Supplied information:
-- -- --

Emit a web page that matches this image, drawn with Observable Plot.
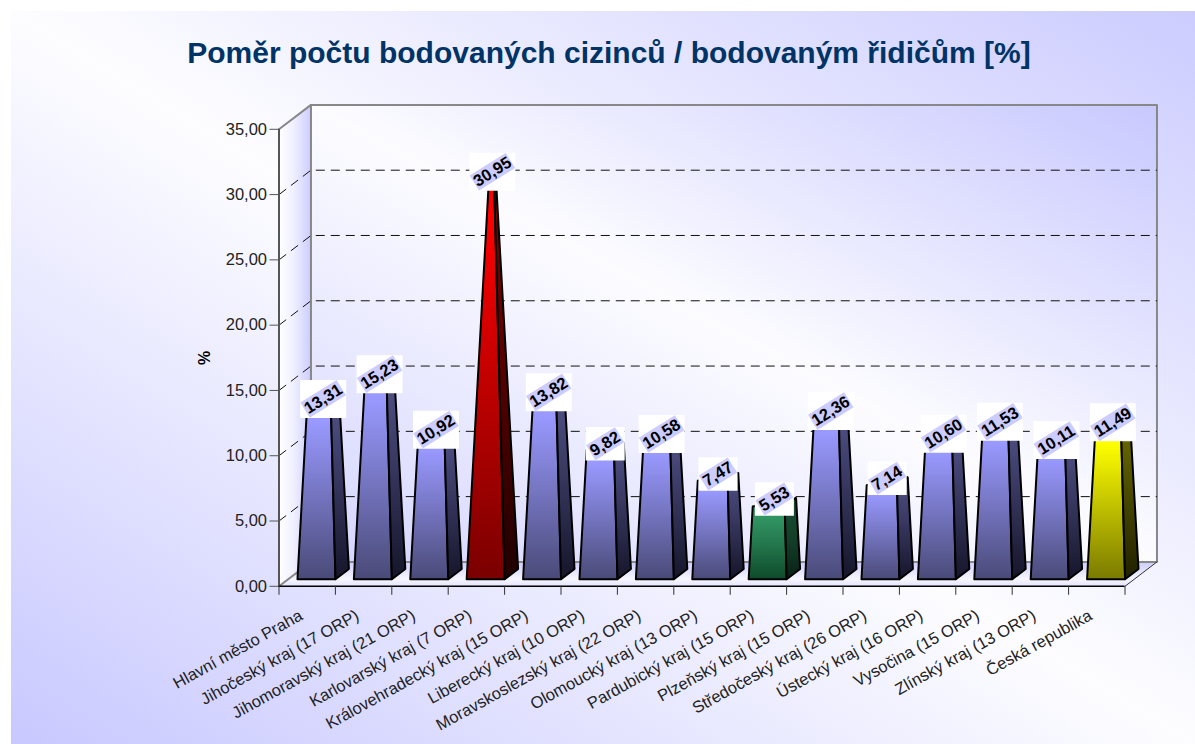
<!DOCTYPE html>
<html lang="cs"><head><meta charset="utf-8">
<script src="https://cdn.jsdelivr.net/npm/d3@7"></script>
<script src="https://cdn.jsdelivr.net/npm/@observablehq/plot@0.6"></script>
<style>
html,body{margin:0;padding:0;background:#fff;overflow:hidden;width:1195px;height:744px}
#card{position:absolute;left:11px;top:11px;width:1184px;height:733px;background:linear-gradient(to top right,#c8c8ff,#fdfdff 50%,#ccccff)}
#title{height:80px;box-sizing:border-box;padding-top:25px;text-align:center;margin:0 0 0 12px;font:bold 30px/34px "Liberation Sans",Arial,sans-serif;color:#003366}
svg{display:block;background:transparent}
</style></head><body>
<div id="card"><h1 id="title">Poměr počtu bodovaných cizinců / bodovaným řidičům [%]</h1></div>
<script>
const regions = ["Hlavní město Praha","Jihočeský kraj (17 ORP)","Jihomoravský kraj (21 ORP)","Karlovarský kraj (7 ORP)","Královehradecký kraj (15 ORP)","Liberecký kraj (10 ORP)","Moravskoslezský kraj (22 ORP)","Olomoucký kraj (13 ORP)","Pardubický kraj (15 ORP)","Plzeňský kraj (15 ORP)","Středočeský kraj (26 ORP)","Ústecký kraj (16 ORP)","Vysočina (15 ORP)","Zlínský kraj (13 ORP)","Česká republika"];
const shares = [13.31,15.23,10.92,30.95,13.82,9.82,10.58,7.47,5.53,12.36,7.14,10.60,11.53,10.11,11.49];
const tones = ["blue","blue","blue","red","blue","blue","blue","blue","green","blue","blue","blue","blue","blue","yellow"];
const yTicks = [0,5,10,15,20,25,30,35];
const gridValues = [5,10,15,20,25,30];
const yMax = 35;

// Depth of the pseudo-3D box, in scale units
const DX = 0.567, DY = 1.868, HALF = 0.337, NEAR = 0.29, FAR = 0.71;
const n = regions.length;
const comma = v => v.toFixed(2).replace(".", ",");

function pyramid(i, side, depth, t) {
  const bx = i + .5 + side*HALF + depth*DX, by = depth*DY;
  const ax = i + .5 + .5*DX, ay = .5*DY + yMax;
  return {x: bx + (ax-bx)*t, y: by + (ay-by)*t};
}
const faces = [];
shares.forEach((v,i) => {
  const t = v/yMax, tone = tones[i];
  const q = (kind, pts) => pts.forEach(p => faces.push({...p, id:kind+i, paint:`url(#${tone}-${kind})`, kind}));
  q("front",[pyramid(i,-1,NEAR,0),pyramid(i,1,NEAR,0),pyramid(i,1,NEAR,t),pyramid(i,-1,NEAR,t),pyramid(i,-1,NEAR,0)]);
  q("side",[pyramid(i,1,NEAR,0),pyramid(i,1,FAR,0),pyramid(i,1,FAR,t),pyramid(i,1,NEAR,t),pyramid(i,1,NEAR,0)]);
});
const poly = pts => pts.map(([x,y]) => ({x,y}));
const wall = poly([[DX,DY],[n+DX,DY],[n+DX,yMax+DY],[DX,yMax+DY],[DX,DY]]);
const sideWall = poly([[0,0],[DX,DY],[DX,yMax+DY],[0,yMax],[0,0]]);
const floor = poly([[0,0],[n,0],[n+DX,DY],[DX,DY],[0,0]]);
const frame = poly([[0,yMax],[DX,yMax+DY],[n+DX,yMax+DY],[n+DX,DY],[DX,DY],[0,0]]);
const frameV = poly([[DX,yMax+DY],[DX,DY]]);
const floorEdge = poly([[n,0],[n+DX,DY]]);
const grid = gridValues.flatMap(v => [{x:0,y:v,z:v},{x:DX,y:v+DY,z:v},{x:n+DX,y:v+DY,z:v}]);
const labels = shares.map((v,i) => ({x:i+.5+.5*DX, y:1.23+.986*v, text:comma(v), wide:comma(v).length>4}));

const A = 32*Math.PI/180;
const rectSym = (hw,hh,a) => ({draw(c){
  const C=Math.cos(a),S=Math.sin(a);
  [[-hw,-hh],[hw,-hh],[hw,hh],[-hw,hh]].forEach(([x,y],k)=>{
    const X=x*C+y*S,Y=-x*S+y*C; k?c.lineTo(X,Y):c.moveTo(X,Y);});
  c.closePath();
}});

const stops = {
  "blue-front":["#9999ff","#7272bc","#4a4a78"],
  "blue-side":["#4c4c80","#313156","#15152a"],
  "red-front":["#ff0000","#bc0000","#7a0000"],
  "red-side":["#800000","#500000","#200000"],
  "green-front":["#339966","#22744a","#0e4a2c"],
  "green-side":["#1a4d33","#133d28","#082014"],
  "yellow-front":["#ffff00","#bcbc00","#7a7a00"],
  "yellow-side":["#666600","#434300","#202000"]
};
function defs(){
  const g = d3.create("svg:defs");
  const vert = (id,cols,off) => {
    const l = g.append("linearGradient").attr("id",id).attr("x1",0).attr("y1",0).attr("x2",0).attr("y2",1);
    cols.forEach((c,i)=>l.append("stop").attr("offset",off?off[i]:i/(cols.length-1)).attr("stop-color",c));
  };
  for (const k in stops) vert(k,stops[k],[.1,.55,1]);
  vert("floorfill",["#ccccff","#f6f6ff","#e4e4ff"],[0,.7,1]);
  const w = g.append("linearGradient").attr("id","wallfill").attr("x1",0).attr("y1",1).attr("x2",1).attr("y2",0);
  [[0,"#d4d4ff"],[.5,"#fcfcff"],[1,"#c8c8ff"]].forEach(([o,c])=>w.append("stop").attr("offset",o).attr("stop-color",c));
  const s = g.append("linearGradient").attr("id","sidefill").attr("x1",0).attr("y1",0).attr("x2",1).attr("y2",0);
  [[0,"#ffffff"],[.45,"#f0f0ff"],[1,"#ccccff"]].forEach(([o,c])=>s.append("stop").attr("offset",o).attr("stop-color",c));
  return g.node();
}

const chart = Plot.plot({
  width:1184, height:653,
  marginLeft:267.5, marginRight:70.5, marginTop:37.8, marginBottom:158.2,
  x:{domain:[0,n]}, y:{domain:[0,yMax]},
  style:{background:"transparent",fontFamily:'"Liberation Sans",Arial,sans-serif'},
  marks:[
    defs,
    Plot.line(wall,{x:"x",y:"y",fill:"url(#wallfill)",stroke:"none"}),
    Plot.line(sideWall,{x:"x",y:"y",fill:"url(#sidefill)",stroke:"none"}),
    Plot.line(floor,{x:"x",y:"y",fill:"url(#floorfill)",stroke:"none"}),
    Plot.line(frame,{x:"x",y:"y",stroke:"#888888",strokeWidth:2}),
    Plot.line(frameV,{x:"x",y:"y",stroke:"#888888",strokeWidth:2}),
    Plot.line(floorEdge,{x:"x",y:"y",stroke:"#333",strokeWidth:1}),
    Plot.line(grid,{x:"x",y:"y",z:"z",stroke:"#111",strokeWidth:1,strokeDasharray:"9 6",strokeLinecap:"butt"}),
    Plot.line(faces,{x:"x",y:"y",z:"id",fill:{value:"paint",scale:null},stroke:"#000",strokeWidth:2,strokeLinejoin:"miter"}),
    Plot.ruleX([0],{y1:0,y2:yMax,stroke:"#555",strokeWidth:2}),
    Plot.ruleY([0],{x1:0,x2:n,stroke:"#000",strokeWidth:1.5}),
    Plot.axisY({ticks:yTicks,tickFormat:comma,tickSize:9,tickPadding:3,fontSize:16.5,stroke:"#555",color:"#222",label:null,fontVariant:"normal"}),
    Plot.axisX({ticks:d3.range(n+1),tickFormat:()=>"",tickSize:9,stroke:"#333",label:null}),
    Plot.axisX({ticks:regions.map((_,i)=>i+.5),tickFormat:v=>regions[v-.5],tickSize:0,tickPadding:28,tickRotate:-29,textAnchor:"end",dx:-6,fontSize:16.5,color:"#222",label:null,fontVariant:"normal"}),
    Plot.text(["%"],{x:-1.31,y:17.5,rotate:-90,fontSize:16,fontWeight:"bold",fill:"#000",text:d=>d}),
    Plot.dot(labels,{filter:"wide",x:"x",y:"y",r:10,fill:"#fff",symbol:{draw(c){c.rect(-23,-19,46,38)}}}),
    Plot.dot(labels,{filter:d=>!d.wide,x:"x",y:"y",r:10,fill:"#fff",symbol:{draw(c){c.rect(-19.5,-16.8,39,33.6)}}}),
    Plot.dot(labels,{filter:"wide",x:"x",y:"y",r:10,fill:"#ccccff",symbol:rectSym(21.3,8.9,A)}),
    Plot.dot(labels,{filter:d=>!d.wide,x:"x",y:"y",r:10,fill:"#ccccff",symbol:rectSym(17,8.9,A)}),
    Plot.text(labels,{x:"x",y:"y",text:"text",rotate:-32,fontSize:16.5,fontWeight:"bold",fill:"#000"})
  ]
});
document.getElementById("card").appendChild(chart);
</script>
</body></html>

-- -- --

What is needed: Please reproduce the listing exactly from its opening line through the line that contains "const comma = v", both included, with all pictures omitted.

Task output:
Emit a web page that matches this image, drawn with Observable Plot.
<!DOCTYPE html>
<html lang="cs"><head><meta charset="utf-8">
<script src="https://cdn.jsdelivr.net/npm/d3@7"></script>
<script src="https://cdn.jsdelivr.net/npm/@observablehq/plot@0.6"></script>
<style>
html,body{margin:0;padding:0;background:#fff;overflow:hidden;width:1195px;height:744px}
#card{position:absolute;left:11px;top:11px;width:1184px;height:733px;background:linear-gradient(to top right,#c8c8ff,#fdfdff 50%,#ccccff)}
#title{height:80px;box-sizing:border-box;padding-top:25px;text-align:center;margin:0 0 0 12px;font:bold 30px/34px "Liberation Sans",Arial,sans-serif;color:#003366}
svg{display:block;background:transparent}
</style></head><body>
<div id="card"><h1 id="title">Poměr počtu bodovaných cizinců / bodovaným řidičům [%]</h1></div>
<script>
const regions = ["Hlavní město Praha","Jihočeský kraj (17 ORP)","Jihomoravský kraj (21 ORP)","Karlovarský kraj (7 ORP)","Královehradecký kraj (15 ORP)","Liberecký kraj (10 ORP)","Moravskoslezský kraj (22 ORP)","Olomoucký kraj (13 ORP)","Pardubický kraj (15 ORP)","Plzeňský kraj (15 ORP)","Středočeský kraj (26 ORP)","Ústecký kraj (16 ORP)","Vysočina (15 ORP)","Zlínský kraj (13 ORP)","Česká republika"];
const shares = [13.31,15.23,10.92,30.95,13.82,9.82,10.58,7.47,5.53,12.36,7.14,10.60,11.53,10.11,11.49];
const tones = ["blue","blue","blue","red","blue","blue","blue","blue","green","blue","blue","blue","blue","blue","yellow"];
const yTicks = [0,5,10,15,20,25,30,35];
const gridValues = [5,10,15,20,25,30];
const yMax = 35;

// Depth of the pseudo-3D box, in scale units
const DX = 0.567, DY = 1.868, HALF = 0.337, NEAR = 0.29, FAR = 0.71;
const n = regions.length;
const comma = v => v.toFixed(2).replace(".", ",");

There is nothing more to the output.